The significant results achieved by the Ergo-Lean project in the first period have additionally led to several scientific talks (see https://ergolean.eu/presentations) in important events, and were covered in important national and international news (https://ergolean.eu/press-and-news). The Ergo-Lean team organised several scientific events (e.g. workshops in top conferences such as ICRA, IROS, and Humanoids).
Ergo-Lean PI, Arash Ajoudani, received the prestigious IEEE Robotics and Automation Society Early Career Award 2021, which was highlighted by the ERC website: https://erc.europa.eu/prizes and https://erc.europa.eu/content/arash-ajoudani-has-won-ieee-ras-early-career-award-2021 as well as on LinkedIn. Two of the Ergo-Lean PhD students have been nominated for best PhD thesis in robotics (one European level and one national).
A huge step forward compared to the state-of-the-art methods is represented by the set of online tools developed within the project for the monitoring of the physical and cognitive load of the human in the workplace and for teleoperation systems.

Concerning the physical workload, a great majority of the tools currently adopted in industrial environments relies on the so-called ``pen-and-paper'' observational techniques. Most of them analyses a particular aspect or specific activity (e.g. NIOSH: carrying and lifting), however, such a high specificity severely limits their application field. Alternatively, many studies have been conducted by researchers wherein direct measurements collected on the subjects are integrated with models of the human body. Most of the proposed approaches adopt detailed biomechanical models of the human musculoskeletal structure to estimate dynamic states such as joint reactions by using inverse dynamics and then optimization techniques to compute the muscle tensions. Nevertheless, all the models underlying these techniques require the estimation of a large number of parameters, or otherwise, they can be obtained by means of anthropometric standards thus the achieved estimated quantities are not subject-specific.
Concerning instead the mental workload, state-of-the-art methods in cognitive science work offline and/or involve bulky equipment hardly deployable in industrial settings. Generally, cognitive load measurements belong to three main categories: physiological measures, subjective rating scales and performance-based measures.

In the brand-new industrial background, the careful assessment of human ergonomics should be performed via fit-for-industries sensing technologies that require short preparation time as well as advanced yet rapid probing techniques that can provide instant data on human physical and mental load.

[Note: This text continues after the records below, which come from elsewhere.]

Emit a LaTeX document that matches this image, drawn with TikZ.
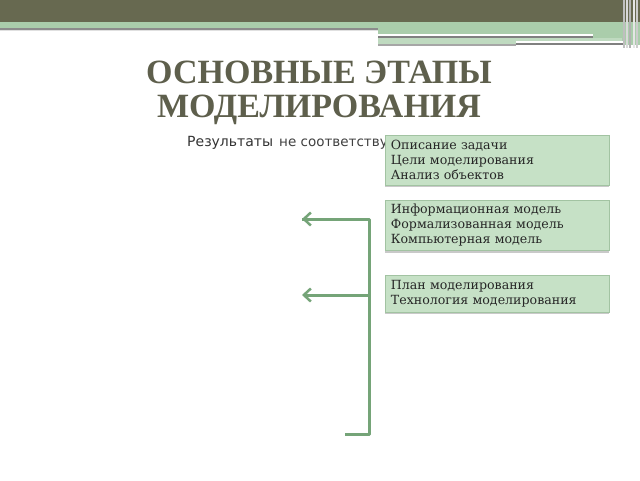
\documentclass[tikz,border=0pt]{standalone}
\usepackage{fontspec}
\setmainfont{DejaVu Serif}
\newfontfamily\titlefont{Liberation Serif}
\newfontfamily\bodysans{DejaVu Sans}
\usetikzlibrary{arrows.meta,shadows}
\definecolor{hdrdark}{HTML}{676950}
\definecolor{hdrgreen}{HTML}{AACDAB}
\definecolor{titlecol}{HTML}{5E5F4C}
\definecolor{boxfill}{HTML}{C6E1C6}
\definecolor{boxline}{HTML}{A2C3A2}
\definecolor{arrowcol}{HTML}{75A478}
\tikzset{
  stagebox/.style={draw=boxline, line width=0.8pt, fill=boxfill, anchor=north west,
    minimum width=224pt, text width=213pt, align=left, inner xsep=5.5pt, inner ysep=4pt,
    font=\fontsize{12.6}{15}\selectfont, text=black!85,
    drop shadow={shadow xshift=0pt, shadow yshift=-2pt, fill=black!35, opacity=0.6}},
  bracket/.style={draw=arrowcol, line width=3pt},
  barb/.style={-{Straight Barb[length=7pt,width=13pt,line width=2.5pt]}}
}
\begin{document}
\begin{tikzpicture}[x=1pt,y=-1pt]
\useasboundingbox (0,0) rectangle (640,480);
\fill[white] (0,0) rectangle (640,480);
% header
\fill[hdrdark] (0,0) rectangle (640,21.5);
\fill[hdrgreen] (0,21.5) rectangle (378,27.5);
\fill[black!45] (0,27.5) rectangle (378,29.5);
\fill[black!12] (0,29.5) rectangle (378,31);
\fill[hdrgreen] (378,21.5) rectangle (640,45);
\fill[white] (378,33.5) rectangle (593,35.5);
\fill[black!50] (378,35.5) rectangle (593,37.5);
\fill[hdrgreen!75!white] (378,37.5) rectangle (622,44);
\fill[white] (516,41) rectangle (625,43);
\fill[black!50] (516,43) rectangle (625,45);
\fill[black!35] (378,44) rectangle (516,45.5);
\foreach \x/\c in {623/black!25,626/white!70!gray,629/black!30,633/white!80!gray,636/black!20}
  \fill[\c] (\x,0) rectangle ++(1.5,48);
% title
\node[font=\titlefont\bfseries\fontsize{34}{34}\selectfont, text=titlecol, align=center] (title) at (319,93) {ОСНОВНЫЕ ЭТАПЫ\\МОДЕЛИРОВАНИЯ};
% text line
\node[font=\bodysans\fontsize{14}{15}\selectfont, text=black!80, anchor=base west, inner sep=0pt] (res) at (187,146) {Результаты};
\node[font=\bodysans\fontsize{13.5}{15}\selectfont, text=black!75, anchor=base west, inner sep=0pt] (ne1) at (279,146) {не соответствуют};
% boxes
\node[stagebox, minimum height=50pt] (b1) at (385,135) {Описание задачи\\Цели моделирования\\Анализ объектов};
\node[stagebox, minimum height=49pt] (b2) at (385,200) {Информационная модель\\Формализованная модель\\Компьютерная модель};
\node[stagebox, minimum height=37pt] (b3) at (385,275) {План моделирования\\Технология моделирования};
% bracket
\coordinate (c1) at (369,219);
\coordinate (c2) at (369,295);
\coordinate (c3) at (369,434);
\coordinate (a1) at (302,219);
\coordinate (a2) at (302,295);
\coordinate (e3) at (345,434);
\draw[bracket, line join=round] (e3) -- (c3) -- (c1) -- (a1);
\draw[bracket, barb] (c1) -- (a1);
\draw[bracket, barb] (c2) -- (a2);
\end{tikzpicture}
\end{document}
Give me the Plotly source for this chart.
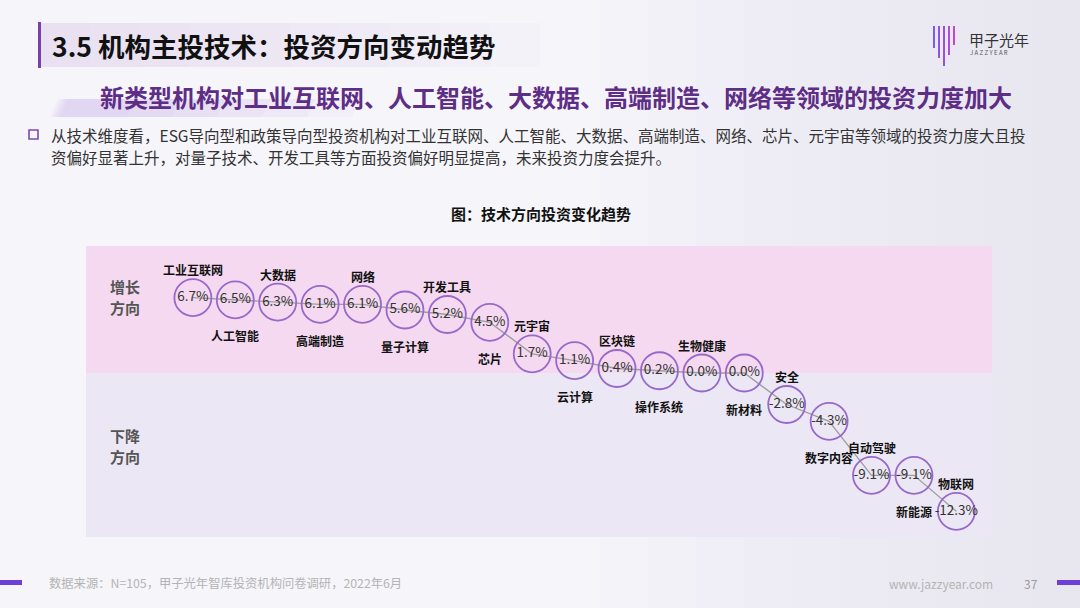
import plotly.graph_objects as go

# ---------------- data ----------------
categories = ["工业互联网", "人工智能", "大数据", "高端制造", "网络", "量子计算", "开发工具", "芯片",
              "元宇宙", "云计算", "区块链", "操作系统", "生物健康", "新材料", "安全", "数字内容",
              "自动驾驶", "新能源", "物联网"]
values = [6.7, 6.5, 6.3, 6.1, 6.1, 5.6, 5.2, 4.5, 1.7, 1.1, 0.4, 0.2, 0.0, 0.0, -2.8, -4.3, -9.1, -9.1, -12.3]
label_side = ["above", "below"] * 9 + ["above"]

title_text = "3.5 机构主投技术：投资方向变动趋势"
subtitle_text = "新类型机构对工业互联网、人工智能、大数据、高端制造、网络等领域的投资力度加大"
body_line1 = "从技术维度看，ESG导向型和政策导向型投资机构对工业互联网、人工智能、大数据、高端制造、网络、芯片、元宇宙等领域的投资力度大且投"
body_line2 = "资偏好显著上升，对量子技术、开发工具等方面投资偏好明显提高，未来投资力度会提升。"
chart_title = "图：技术方向投资变化趋势"
source_text = "数据来源：N=105，甲子光年智库投资机构问卷调研，2022年6月"

FONT = "Noto Sans CJK SC"
W, H = 1080, 608
L, R, T, B = 86, 992, 246, 537


def px(x):
    return (x - L) / (R - L)


def py(y):
    return (B - y) / (B - T)


fig = go.Figure()

x_idx = list(range(len(categories)))
fig.add_trace(go.Scatter(
    x=x_idx, y=values,
    mode="lines+markers+text",
    line=dict(color="#9e9e9e", width=1.3),
    marker=dict(size=37, color="rgba(0,0,0,0)", line=dict(color="#9869cb", width=1.8)),
    text=[f"{v:.1f}%" for v in values],
    textposition="middle center",
    textfont=dict(family=FONT, size=13.5, color="#333333"),
    hoverinfo="skip",
    showlegend=False,
    cliponaxis=False,
))

annotations = []
for i, (c, v, s) in enumerate(zip(categories, values, label_side)):
    annotations.append(dict(
        x=i, y=v, xref="x", yref="y", text=f"<b>{c}</b>", showarrow=False,
        yshift=28 if s == "above" else -36,
        font=dict(family=FONT, size=12, color="#111111"),
    ))

shapes = []
# background soft lavender gradient on right
for k in range(10):
    shapes.append(dict(type="rect", xref="paper", yref="paper",
                       x0=px(600 + k * 48), x1=px(W + 5), y0=py(-5), y1=py(H + 5),
                       fillcolor="rgba(225,215,245,0.06)", line=dict(width=0), layer="below"))
# bands
shapes.append(dict(type="rect", xref="paper", yref="y", x0=0, x1=1, y0=0, y1=11.29,
                   fillcolor="#f4d9f0", line=dict(width=0), layer="below"))
shapes.append(dict(type="rect", xref="paper", yref="y", x0=0, x1=1, y0=-14.58, y1=0,
                   fillcolor="#ece7f4", line=dict(width=0), layer="below"))
# title bar + gradient
shapes.append(dict(type="rect", xref="paper", yref="paper", x0=px(38), x1=px(41), y0=py(68), y1=py(22),
                   fillcolor="#7b3fa8", line=dict(width=0)))
for k in range(10):
    shapes.append(dict(type="rect", xref="paper", yref="paper", x0=px(41), x1=px(540 - k * 50),
                       y0=py(67), y1=py(23), fillcolor="rgba(220,208,242,0.07)",
                       line=dict(width=0), layer="below"))
# subtitle underlay parallelograms
for k in range(6):
    x0 = 50 + k * 2
    shapes.append(dict(type="path", xref="paper", yref="paper",
                       path=f"M {px(x0)} {py(117)} L {px(x0 + 8)} {py(99)} L {px(360 - k * 45)} {py(99)} L {px(352 - k * 45)} {py(117)} Z",
                       fillcolor="rgba(205,185,235,0.10)", line=dict(width=0), layer="below"))
# bullet square
shapes.append(dict(type="rect", xref="paper", yref="paper", x0=px(29), x1=px(38), y0=py(139), y1=py(130),
                   fillcolor="rgba(0,0,0,0)", line=dict(color="#7b4bb0", width=1.6)))
# footer bars
shapes.append(dict(type="rect", xref="paper", yref="paper", x0=px(0), x1=px(22), y0=py(585), y1=py(580),
                   fillcolor="#6d3fd6", line=dict(width=0)))
shapes.append(dict(type="rect", xref="paper", yref="paper", x0=px(1057), x1=px(1080), y0=py(585), y1=py(580),
                   fillcolor="#6d3fd6", line=dict(width=0)))
# logo lines
logo_x = [934, 939, 944, 949, 954]
logo_y1 = [48, 58, 66, 55, 45]
logo_c = ["#7a5cf0", "#8a55e8", "#9a4fe0", "#b04ad8", "#c646d0"]
for lx, ly, lc in zip(logo_x, logo_y1, logo_c):
    shapes.append(dict(type="line", xref="paper", yref="paper", x0=px(lx), x1=px(lx), y0=py(26), y1=py(ly),
                       line=dict(color=lc, width=2)))


def pa(text, x, y, size, color, xanchor="left", bold=False, yanchor="middle"):
    annotations.append(dict(
        xref="paper", yref="paper", x=px(x), y=py(y), text=f"<b>{text}</b>" if bold else text,
        showarrow=False, xanchor=xanchor, yanchor=yanchor,
        font=dict(family=FONT, size=size, color=color),
    ))


pa(title_text, 50, 45, 26.5, "#111111", bold=True)
pa(subtitle_text, 1014, 96, 24, "#5e2d86", xanchor="right", bold=True)
pa(body_line1, 49, 135, 15.5, "#333333")
pa(body_line2, 49, 157, 15.5, "#333333")
pa(chart_title, 541, 213, 15, "#111111", xanchor="center", bold=True)
pa("增长", 125, 286, 15, "#555555", xanchor="center", bold=True)
pa("方向", 125, 307, 15, "#555555", xanchor="center", bold=True)
pa("下降", 125, 435, 15, "#555555", xanchor="center", bold=True)
pa("方向", 125, 456, 15, "#555555", xanchor="center", bold=True)
pa(source_text, 47, 583, 12.3, "#b4b4b4")
pa("www.jazzyear.com", 995, 583, 12, "#b4b4b4", xanchor="right")
pa("37", 1040, 583, 12, "#9a9a9a", xanchor="right")
pa("甲子光年", 967, 39, 15, "#333333")
annotations.append(dict(xref="paper", yref="paper", x=px(968), y=py(53), text="J A Z Z Y E A R",
                        showarrow=False, xanchor="left", yanchor="middle",
                        font=dict(family=FONT, size=6, color="#555555")))

fig.update_layout(
    width=W, height=H,
    margin=dict(l=L, r=W - R, t=T, b=H - B),
    paper_bgcolor="#f6f5fa",
    plot_bgcolor="rgba(0,0,0,0)",
    xaxis=dict(range=[-2.52, 18.84], visible=False, fixedrange=True),
    yaxis=dict(range=[-14.58, 11.29], visible=False, fixedrange=True),
    shapes=shapes,
    annotations=annotations,
    showlegend=False,
)

fig.write_html("out.html", config={"displayModeBar": False},
               post_script="document.body.style.margin='0';document.body.style.overflow='hidden';")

In view of this, we have conceived a set of indexes to estimate the human psychophysical status that exploits robotics-inspired methods featuring minimum computational cost and thus online capabilities. To address workers’ individual demands, subject-specific and fast re-identifiable models are developed, which only require measurements from easy-to-use and non-intrusive sensor devices (e.g. cameras) to meet the requirements of real factories.